The London Stock Exchange (LSE) has transferred a portion of its pensioner members liabilities to Pension Corporation (PIC) in a buy-in transaction which see’s PIC insure all their current pension scheme members and automatically insure future pensioners for the next five years. The innovative deal effectively minimises the LSE’s pension risks over a fixed term period allowing them to predict their future costs more easily.
The deal is worth around £203m and allows the LSE to transfer interest, longevity, mortality and investment risks associated with the schemes members over to PIC. A premium of £158m insures all future payments to their existing pension scheme members, while the ongoing contract to insure future members over the next five years is estimated to cost £45m.
Being able to forecast the costs of a pension scheme is becoming extremely important to funds. Risk transfer transactions like this allow them to lock-in insurance for their liabilities at reasonable rates over longer periods and as such are very attractive, especially with longevity risk becoming a high-profile issue in the pensions world.

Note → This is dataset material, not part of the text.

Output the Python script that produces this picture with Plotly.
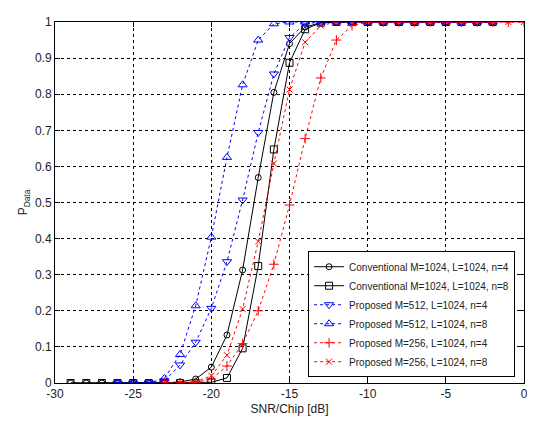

Jay Shah, Co-Head of Business Origination, Pension Insurance Corporation, said: “We are delighted to have insured another very well-known company scheme and to work with KPMG through this process. Financial analysts are increasingly sensitive to pension scheme volatility and the demands this can make on the company. We are seeing a swell of activity as even the largest companies, both UK and multi-national, seek to manage their pension exposures”.